Conspicuously missing from this reasoned response and 5th NAP was a
commitment to issue guidance on the OPEN Government Data Act and
oversee its implementation, including ensuring every agency has a
Chief Data Officer who is wholly dedicated to improving public access,
usage, and understanding of public data.

This should have been a top-level commitment in this theme, alongside
other ambitious commitments to open government that our coalition
called for:
https://governing.digital/letters/letter-to-president-biden-on-advancing-ambitious-new-commitments-on-open-government-to-defend-democracy/

The General Accountability Office has been highlighting the need for
this guidance to improve federal information transparency for years
now, and yet, oddly, there is no OMB official scheduled to attend
today's forum to announce a draft policy for public comment, in the
spirit of open government.
https://www.gao.gov/federal-information-transparency

This void in White House leadership and lack of accountability for an
ongoing failure to deliver on Congressional mandate, unfortunately
calls into question this administration's actual commitment to data
transparency.

There should be a NAP5.5, with an official accountable for every
commitment and a commitment to publicly identify a human steward for
dataset listed on data.gov – likely an agency CDO – creating iterative
feedback loops between data stewards and the press, public, and other
stakeholders, including scientists and engineers.

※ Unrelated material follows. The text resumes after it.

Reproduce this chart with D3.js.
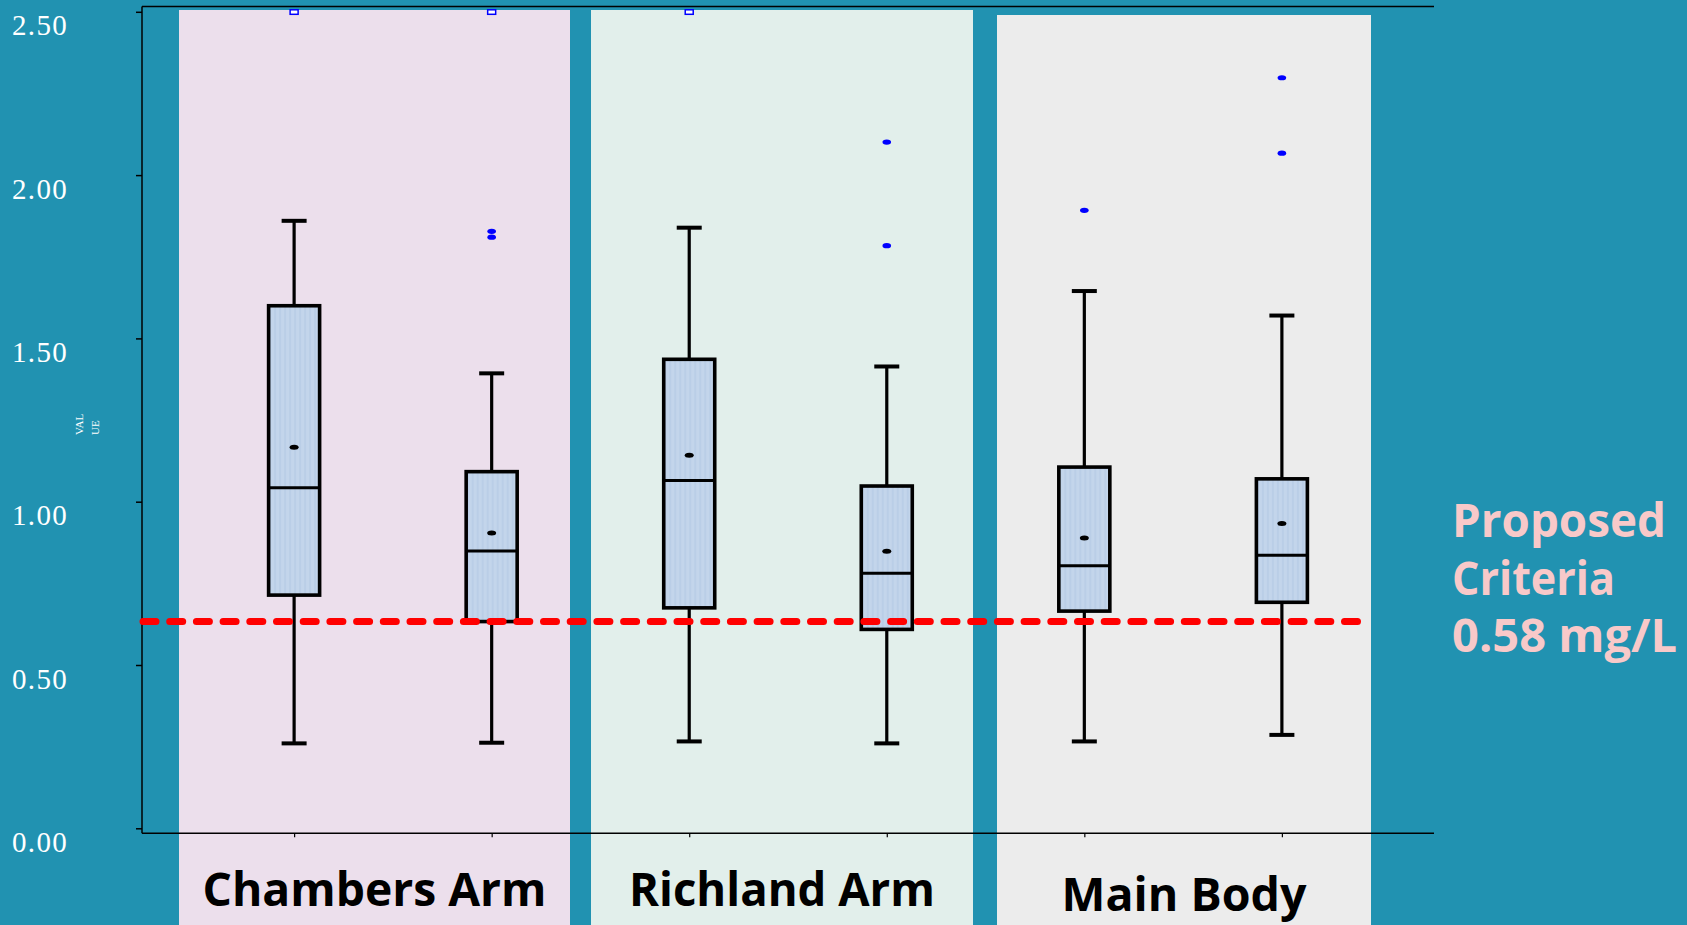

Making the public information the federal government holds in trust
for the American people open to us online will require far more
resources, commitment, and leadership than are currently being applied
today. Fortunately, this goal is directly connected to making this
information AI-ready, as required under the executive order President
Biden issued. The recent RFC issued by the Department of Commerce
makes this explicit connection:
https://www.federalregister.gov/documents/2024/04/17/2024-08168/ai-and-open-government-data-assets-request-for-information

It's long past time for the White House to issue guidance on open
government data and for the United States government to then
collectively move forward with making public information open and
accessible to the public it serves.

Thank you for the opportunity to comment.